Mexico City — A small Texas town just across the border from Mexico is the testing ground for Starship, the hulking spacecraft that Elon Musk hopes will one day ferry people to Mars.
In recent months, multiple test launches have ended in explosions, causing debris to rain down on both countries and in the Gulf of Mexico.
Mexican scientists say the wreckage is killing wildlife, including dolphins, sea turtles and fish.
Amid growing pressure from her constituents, Mexican President Claudia Sheinbaum said this week that her government is investigating the “security and environmental” effects of Musk’s rockets and has found that “there is indeed contamination,” a charge Musk’s company denies.
Sheinbaum said her government is trying to determine whether SpaceX has violated international laws and said Mexico will file “necessary lawsuits.”

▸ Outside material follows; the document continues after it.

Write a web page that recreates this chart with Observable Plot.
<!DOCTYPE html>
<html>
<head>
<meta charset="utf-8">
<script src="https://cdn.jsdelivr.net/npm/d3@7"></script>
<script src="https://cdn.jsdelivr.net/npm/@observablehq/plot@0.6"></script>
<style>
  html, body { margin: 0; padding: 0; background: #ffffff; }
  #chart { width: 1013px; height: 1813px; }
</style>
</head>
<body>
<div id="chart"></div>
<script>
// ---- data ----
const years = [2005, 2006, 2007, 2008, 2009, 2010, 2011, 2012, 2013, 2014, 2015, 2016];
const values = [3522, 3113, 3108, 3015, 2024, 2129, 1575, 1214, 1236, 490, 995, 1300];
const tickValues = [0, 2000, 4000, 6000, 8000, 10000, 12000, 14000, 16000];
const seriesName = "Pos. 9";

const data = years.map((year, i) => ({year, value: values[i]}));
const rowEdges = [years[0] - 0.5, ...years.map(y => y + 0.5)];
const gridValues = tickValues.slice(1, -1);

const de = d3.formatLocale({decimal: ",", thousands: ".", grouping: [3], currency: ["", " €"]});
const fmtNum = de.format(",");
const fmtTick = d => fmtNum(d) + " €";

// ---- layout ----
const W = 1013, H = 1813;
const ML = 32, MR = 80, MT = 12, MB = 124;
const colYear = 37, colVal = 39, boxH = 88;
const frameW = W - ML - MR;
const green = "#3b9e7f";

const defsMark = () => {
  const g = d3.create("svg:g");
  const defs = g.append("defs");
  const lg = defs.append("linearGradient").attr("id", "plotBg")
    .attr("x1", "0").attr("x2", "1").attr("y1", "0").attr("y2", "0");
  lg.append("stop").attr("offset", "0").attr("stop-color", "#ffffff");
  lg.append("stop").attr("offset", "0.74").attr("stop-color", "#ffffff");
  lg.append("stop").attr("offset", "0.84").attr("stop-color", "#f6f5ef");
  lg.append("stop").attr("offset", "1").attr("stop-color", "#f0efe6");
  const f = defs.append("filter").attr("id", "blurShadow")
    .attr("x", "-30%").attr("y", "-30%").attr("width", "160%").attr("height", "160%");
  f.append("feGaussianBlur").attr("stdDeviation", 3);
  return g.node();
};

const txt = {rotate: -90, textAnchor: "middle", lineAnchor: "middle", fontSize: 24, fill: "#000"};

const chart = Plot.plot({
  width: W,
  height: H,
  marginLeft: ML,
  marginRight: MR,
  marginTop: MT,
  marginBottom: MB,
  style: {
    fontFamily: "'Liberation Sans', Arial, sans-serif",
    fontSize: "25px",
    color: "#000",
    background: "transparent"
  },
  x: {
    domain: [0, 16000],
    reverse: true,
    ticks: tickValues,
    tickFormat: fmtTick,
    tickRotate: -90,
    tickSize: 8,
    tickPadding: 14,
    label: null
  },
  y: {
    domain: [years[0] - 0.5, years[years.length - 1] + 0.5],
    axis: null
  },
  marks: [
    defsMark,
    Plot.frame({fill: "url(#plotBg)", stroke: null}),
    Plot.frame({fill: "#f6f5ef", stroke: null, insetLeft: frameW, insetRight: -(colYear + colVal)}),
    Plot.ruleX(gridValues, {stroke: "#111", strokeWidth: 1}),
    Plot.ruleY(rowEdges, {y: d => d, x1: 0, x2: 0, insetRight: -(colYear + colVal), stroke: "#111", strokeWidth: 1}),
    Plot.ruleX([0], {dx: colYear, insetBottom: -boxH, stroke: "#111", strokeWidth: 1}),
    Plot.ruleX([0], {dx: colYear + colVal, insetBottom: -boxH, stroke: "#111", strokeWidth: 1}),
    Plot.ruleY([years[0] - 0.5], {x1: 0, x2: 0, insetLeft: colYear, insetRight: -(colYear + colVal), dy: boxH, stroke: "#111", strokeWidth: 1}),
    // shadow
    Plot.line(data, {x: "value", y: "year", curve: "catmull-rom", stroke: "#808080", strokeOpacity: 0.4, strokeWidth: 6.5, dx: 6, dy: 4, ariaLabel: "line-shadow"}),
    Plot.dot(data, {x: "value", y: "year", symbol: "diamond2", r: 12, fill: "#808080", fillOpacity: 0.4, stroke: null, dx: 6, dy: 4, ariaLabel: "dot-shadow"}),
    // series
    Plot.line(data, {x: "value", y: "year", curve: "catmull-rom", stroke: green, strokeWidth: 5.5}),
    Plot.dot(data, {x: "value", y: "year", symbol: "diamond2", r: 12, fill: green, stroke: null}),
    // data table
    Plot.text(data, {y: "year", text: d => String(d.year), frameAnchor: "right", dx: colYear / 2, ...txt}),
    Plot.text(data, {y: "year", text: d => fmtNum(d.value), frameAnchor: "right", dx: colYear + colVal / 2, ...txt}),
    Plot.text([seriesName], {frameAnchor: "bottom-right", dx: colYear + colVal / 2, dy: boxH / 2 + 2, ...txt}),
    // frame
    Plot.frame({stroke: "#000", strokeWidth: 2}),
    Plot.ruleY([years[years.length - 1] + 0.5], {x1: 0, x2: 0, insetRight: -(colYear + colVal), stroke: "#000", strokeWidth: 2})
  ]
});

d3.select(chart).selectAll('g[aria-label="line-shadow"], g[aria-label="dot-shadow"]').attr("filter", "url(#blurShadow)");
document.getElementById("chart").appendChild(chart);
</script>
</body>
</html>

Her statements come amid heightened tensions between the U.S. and Mexico on security, migration and the economy. President Trump’s tariffs on Mexican imports and threats of U.S. drone strikes on cartel targets have sparked a surge of nationalism here.

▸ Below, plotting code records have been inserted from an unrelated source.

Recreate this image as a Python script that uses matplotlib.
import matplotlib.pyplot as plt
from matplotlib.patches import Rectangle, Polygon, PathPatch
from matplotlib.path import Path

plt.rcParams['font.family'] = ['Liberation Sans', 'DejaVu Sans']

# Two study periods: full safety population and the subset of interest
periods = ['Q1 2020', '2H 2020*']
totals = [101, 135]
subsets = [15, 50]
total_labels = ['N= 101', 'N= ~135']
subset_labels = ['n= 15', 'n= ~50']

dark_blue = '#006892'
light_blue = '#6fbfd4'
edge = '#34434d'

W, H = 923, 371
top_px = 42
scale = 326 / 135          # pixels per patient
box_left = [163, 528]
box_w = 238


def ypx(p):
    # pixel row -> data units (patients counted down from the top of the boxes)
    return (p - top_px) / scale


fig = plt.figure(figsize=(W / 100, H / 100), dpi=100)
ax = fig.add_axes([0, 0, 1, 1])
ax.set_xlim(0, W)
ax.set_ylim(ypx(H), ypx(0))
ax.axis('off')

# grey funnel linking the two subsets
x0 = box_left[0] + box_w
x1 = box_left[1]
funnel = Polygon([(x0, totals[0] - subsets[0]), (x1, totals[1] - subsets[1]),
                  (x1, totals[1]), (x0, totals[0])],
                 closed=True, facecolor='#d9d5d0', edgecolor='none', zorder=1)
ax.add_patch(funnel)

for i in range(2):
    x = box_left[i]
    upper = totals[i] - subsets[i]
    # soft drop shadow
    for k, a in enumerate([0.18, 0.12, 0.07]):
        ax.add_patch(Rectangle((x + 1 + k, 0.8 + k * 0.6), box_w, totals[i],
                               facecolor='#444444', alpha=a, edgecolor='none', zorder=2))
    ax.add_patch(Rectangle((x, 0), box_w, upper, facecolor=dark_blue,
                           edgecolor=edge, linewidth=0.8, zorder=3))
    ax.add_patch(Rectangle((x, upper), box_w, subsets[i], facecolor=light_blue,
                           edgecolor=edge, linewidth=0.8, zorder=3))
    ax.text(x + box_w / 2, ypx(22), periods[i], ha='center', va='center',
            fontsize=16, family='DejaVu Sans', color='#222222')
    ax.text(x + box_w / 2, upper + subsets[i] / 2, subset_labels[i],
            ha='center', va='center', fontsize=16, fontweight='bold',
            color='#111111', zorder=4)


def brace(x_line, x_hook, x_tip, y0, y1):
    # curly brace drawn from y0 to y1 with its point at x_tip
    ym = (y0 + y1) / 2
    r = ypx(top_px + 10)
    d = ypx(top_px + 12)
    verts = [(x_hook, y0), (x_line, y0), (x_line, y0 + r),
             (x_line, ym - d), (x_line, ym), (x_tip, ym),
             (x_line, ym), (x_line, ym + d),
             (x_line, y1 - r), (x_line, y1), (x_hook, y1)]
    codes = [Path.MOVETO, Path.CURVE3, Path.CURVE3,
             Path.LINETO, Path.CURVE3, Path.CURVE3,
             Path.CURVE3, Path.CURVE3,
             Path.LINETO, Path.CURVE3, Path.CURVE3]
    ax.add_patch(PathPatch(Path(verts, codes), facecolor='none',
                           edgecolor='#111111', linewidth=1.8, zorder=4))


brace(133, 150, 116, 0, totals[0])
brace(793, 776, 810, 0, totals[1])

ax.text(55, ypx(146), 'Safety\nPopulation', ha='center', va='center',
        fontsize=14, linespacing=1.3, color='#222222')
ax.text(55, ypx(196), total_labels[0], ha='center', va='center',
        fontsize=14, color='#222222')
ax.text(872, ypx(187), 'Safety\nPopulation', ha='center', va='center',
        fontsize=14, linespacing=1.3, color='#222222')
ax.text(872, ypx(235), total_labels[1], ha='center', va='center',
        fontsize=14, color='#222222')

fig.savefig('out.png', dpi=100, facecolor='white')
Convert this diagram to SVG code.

Musk, a billionaire who is also the CEO of Tesla and the owner of X, is closely allied with the U.S. administration, having donated more than a quarter-billion dollars to help elect Trump. For several months this year he was the informal head of Trump’s Department of Government Efficiency.

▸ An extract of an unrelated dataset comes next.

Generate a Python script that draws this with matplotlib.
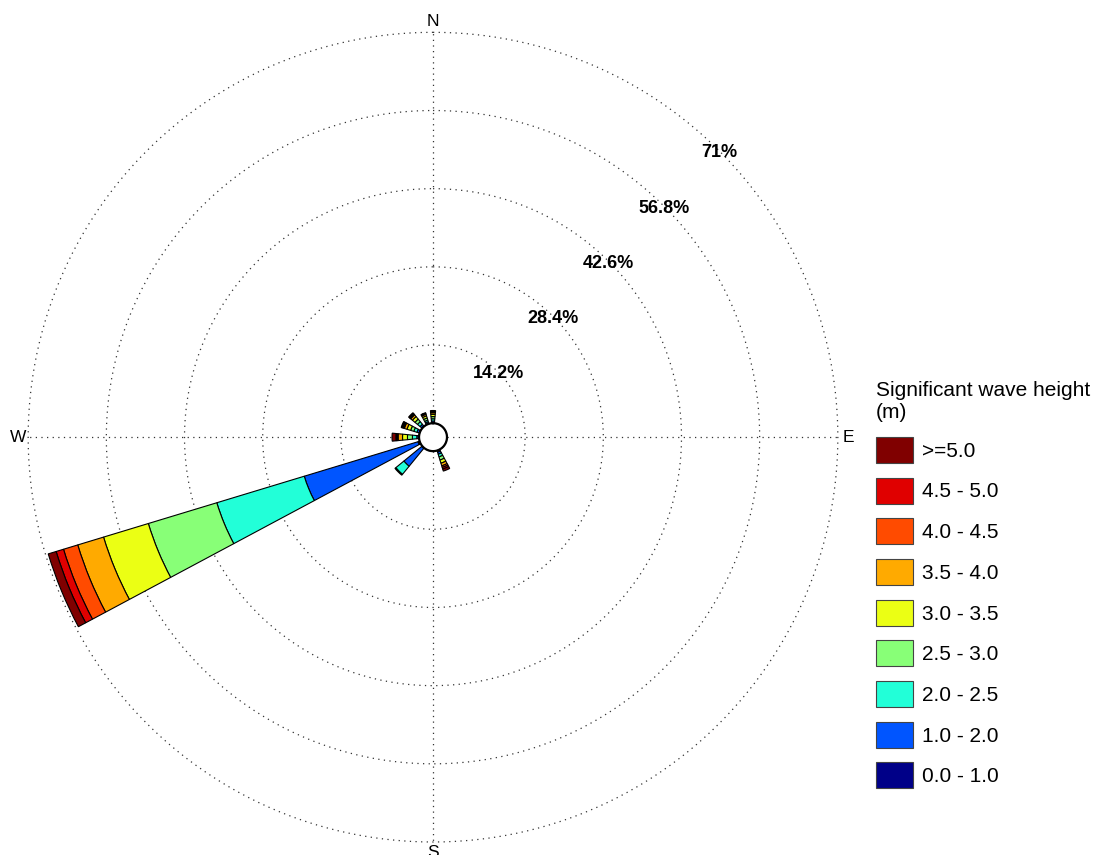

SpaceX said in a post on X that independent tests performed on the material used in Starships confirm that it “does not present any chemical, biological or toxicological risks.”
The company said it attempts to recover all debris from exploded devices.
U.S. groups have also blamed SpaceX rockets for environmental degradation. The company’s Starbase launch facility in South Texas abuts the Boca Chica Wildlife Refuge, an expanse of tidal flats, mangroves and sand dunes that is home to rare and endangered species including ocelots, sea turtles and northern aplomado falcons.
A coalition including the Sierra Club and a local Native American tribe sued the Federal Aviation Administration and the U.S. Fish and Wildlife Service, alleging the agencies approved test launches without conducting thorough environmental reviews. They say failed rocket launches have spread concrete and metal debris across thousands of feet of surrounding lands — and once set off a fire that burned several acres of protected dunes.
In Mexico, environmentalists began raising alarms earlier this year after space debris was discovered in the border city of Matamoros, in the Río Bravo — as Mexico calls the Rio Grande — and in the Gulf of Mexico.
A local nonprofit in the state of Tamaulipas issued a report documenting animal deaths in a region known as a nesting ground for manatees, sharks, whales and other animals. It warned particularly about risks to sea turtles who ingest particles of space debris.
The group said it had collected more than a ton of debris scattered along an area more than 25 miles long.
The governor of Tamaulipas said authorities were also looking into the issue. Gov. Américo Villarreal Anaya said his government will verify whether “the internationally required distances are being respected in order to have these types of facilities so that there is no risk to urban centers.”